There are laws that say a seller has to disclose any treatments about a gemstone that is sold. It does not say how prominant that information has to be, but it is a law. If you buy something that was misrepresented to you, you do have legal recourse and I know for a fact that you can win. I won’t drag you all through that. The whole industry hinges on how close they can come to the truth without breaking that law. For example, GIA may call the glass filled rubies ‘manufactured’ but that is just a recommendation to their certified graders and appraisers. I am one. But it is not a law. The law says the term ‘natural’ can be applied to a gem if it came out of the ground, regardless of what happened to it afterward. So a glass filled ruby is a ‘natural, treated’ gem. What you have to look into is the type of treatment and if it’s acceptable to you. A gem that cannot be called natural is a lab created gem, but even that is not ‘synthetic’. It will test as a natural gem because it grew from a crystal of a natural gem and has all the properties of a natural gem. The non-legal term ‘real’ can be applied to lab created rubies so watch for that. Since it is illegal to import rubies from Burma (Myanmar) we have to accept substandard rubies. But even Burma rubies were heat treated. A one caret ruby from Madagascar costs $30 loose retail. A one caret ruby from Burma cost over $800 loose. So how much are you willing to accept? Are you buying for your estate or for your wardrobe? And what choice does the designer or manufacturer have if he/she wants to use a big red stone in their designs. Is a glass filled ruby better than a CZ? We could debate that all day. If you managed to read through all this, my final point is, look for the area that tells you how the gem was treated, by law it has to be somewhere in the description even if they don’t mention it on air. You might have to go on-line to find it. Personally, I think their description, or lack there of, of the metals are as misleading as the gemstone descriptions. Bottom line, “Common and acceptable” is your judgement call, it’s not a legal term no matter how often they say it. If you buy alot of jewelry study up. It’s actually very interesting. One disclamer, I’ve been out of the business for a while so I hope my facts are still straight. Hope this helps some.

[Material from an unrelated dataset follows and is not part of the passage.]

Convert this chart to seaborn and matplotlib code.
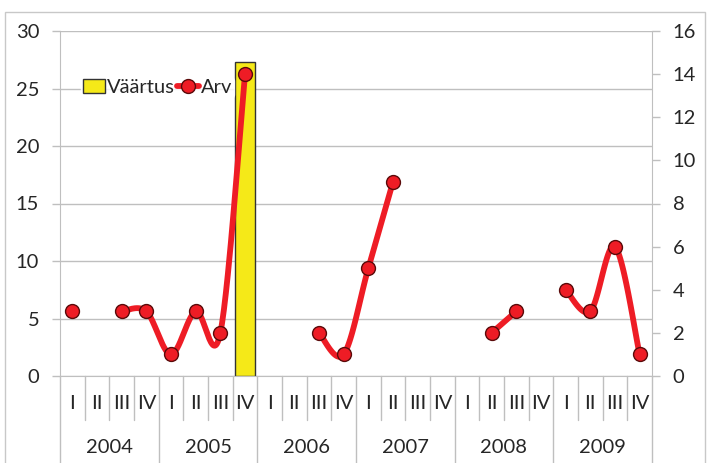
import numpy as np
import pandas as pd
import seaborn as sns
import matplotlib.pyplot as plt
from matplotlib.patches import Patch, Rectangle
from matplotlib.lines import Line2D

# Andmed
years = ["2004", "2005", "2006", "2007", "2008", "2009"]
quarters = ["I", "II", "III", "IV"]
vaartus = [np.nan] * 7 + [27.3] + [np.nan] * 16
arv = [3, np.nan, 3, 3, 1, 3, 2, 14, np.nan, np.nan, 2, 1,
       5, 9, np.nan, np.nan, np.nan, 2, 3, np.nan, 4, 3, 6, 1]

keys = [f"{y} {q}" for y in years for q in quarters]
df = pd.DataFrame({"key": keys, "Väärtus": vaartus, "Arv": arv})

sns.set_style("white")
plt.rcParams["font.family"] = ["Lato", "DejaVu Sans"]
txt = "#262626"
grid = "#BFBFBF"
yellow = "#F5E918"
red = "#EE1C25"
fs = 14.5

fig = plt.figure(figsize=(7.08, 4.63), dpi=100)
ax = fig.add_axes([60 / 708, 1 - 376 / 463, 592 / 708, 345 / 463])

# tulp (vasak telg)
sns.barplot(data=df.dropna(subset=["Väärtus"]), x="key", y="Väärtus", order=keys,
            color=yellow, saturation=1, width=0.8, edgecolor="#333333",
            linewidth=1, ax=ax, zorder=2)
ax.set_xlim(-0.5, len(keys) - 0.5)
ax.set_ylim(0, 30)
ax.set_yticks(range(0, 31, 5))
ax.set_xlabel("")
ax.set_ylabel("")
ax.set_xticks([])
ax.yaxis.grid(True, color=grid, lw=1, zorder=0)
ax.set_axisbelow(True)
ax.spines["top"].set_visible(False)
for s in ["left", "bottom", "right"]:
    ax.spines[s].set_color(grid)
ax.tick_params(axis="y", labelsize=fs, colors=grid, labelcolor=txt,
               length=6, width=1, pad=9, left=True)

# joon (parem telg), silutud nagu Excelis
ax2 = ax.twinx()
ax2.set_ylim(0, 16)
ax2.set_yticks(range(0, 17, 2))
ax2.tick_params(axis="y", labelsize=fs, colors=grid, labelcolor=txt,
                length=6, width=1, pad=9)
for s in ax2.spines.values():
    s.set_visible(False)


def smooth(xs, ys, n=30):
    px, py = [], []
    P = np.column_stack([xs, ys]).astype(float)
    for i in range(len(P) - 1):
        p0 = P[i - 1] if i > 0 else P[i]
        p1, p2 = P[i], P[i + 1]
        p3 = P[i + 2] if i + 2 < len(P) else P[i + 1]
        c1 = p1 + (p2 - p0) / 6
        c2 = p2 - (p3 - p1) / 6
        t = np.linspace(0, 1, n)[:, None]
        b = ((1 - t) ** 3) * p1 + 3 * ((1 - t) ** 2) * t * c1 + 3 * (1 - t) * t ** 2 * c2 + t ** 3 * p2
        px.extend(b[:, 0])
        py.extend(b[:, 1])
    return px, py


idx = np.arange(len(arv))
vals = np.array(arv, dtype=float)
ok = ~np.isnan(vals)
seg_id = np.cumsum(~ok)
for g in np.unique(seg_id[ok]):
    m = ok & (seg_id == g)
    if m.sum() > 1:
        sx, sy = smooth(idx[m], vals[m])
        ax2.plot(sx, sy, color=red, lw=4.2, solid_capstyle="round", zorder=3)

pts = df.dropna(subset=["Arv"]).assign(pos=lambda d: d.index)
sns.scatterplot(data=pts, x="pos", y="Arv", ax=ax2, color=red, s=100,
                edgecolor="#5A0A0A", linewidth=1, zorder=4, legend=False)
ax2.set_xlabel("")
ax2.set_ylabel("")
ax2.set_xlim(-0.5, len(keys) - 0.5)
ax2.set_xticks([])

# kategooriatelg
xt = ax.get_xaxis_transform()
for i, k in enumerate(keys):
    ax.text(i, -0.08, quarters[i % 4], transform=xt, ha="center", va="center",
            fontsize=fs, color=txt)
for i in range(len(keys) + 1):
    bottom = -0.26 if i % 4 == 0 else -0.128
    ax.plot([i - 0.5, i - 0.5], [0, bottom], transform=xt, color=grid,
            lw=1, clip_on=False)
for j, y in enumerate(years):
    ax.text(j * 4 + 1.5, -0.208, y, transform=xt, ha="center", va="center",
            fontsize=fs, color=txt)

# legend
handles = [Patch(facecolor=yellow, edgecolor="#333333", lw=1),
           Line2D([0], [0], color=red, lw=4.2, marker="o", markersize=10,
                  markerfacecolor=red, markeredgecolor="#5A0A0A")]
leg = ax2.legend(handles, ["Väärtus", "Arv"], ncol=2, loc="center left",
                 bbox_to_anchor=(0.035, 0.835), frameon=True, fontsize=fs,
                 handlelength=1.1, handletextpad=0.1, columnspacing=0.1,
                 borderpad=0.1, borderaxespad=0)
leg.get_frame().set_facecolor("white")
leg.get_frame().set_edgecolor("white")
for t in leg.get_texts():
    t.set_color(txt)

# välimine raam
fig.patches.append(Rectangle((5 / 708, -0.01), 700 / 708, 1 - 12 / 463 + 0.01,
                             transform=fig.transFigure, fill=False,
                             edgecolor="#C8C8C8", lw=1))

plt.savefig("out.png", dpi=100)
plt.close()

Above is information provided by Mixmaster who is a regular poster here.
I’m not advocating glass filled rubies and it should definitely be addressed during the presentations. However, I have several pieces of Rarities that contain large glass filled rubies. There’s no way that I could purchase “real” rubies this size for anything close to the cost of the Rarities rubies. I always read the item descriptions before or right after purchasing an item while there’s still time to cancel the order before 12 p.m. Eastern time.
I did research awhile back on glass filled rubies:)
The Rubies are poor grade and to sell these they fill them with glass:)
I hope this is helpful:)
Thank you for your post and sharing:)
Good call out Wothington!
We should also warn that the 2 other items she aired are also glass filled rubies which she calls “geniune”.
She showed feather earrings and a knife pendant.
Where is the infamous HSN legal team?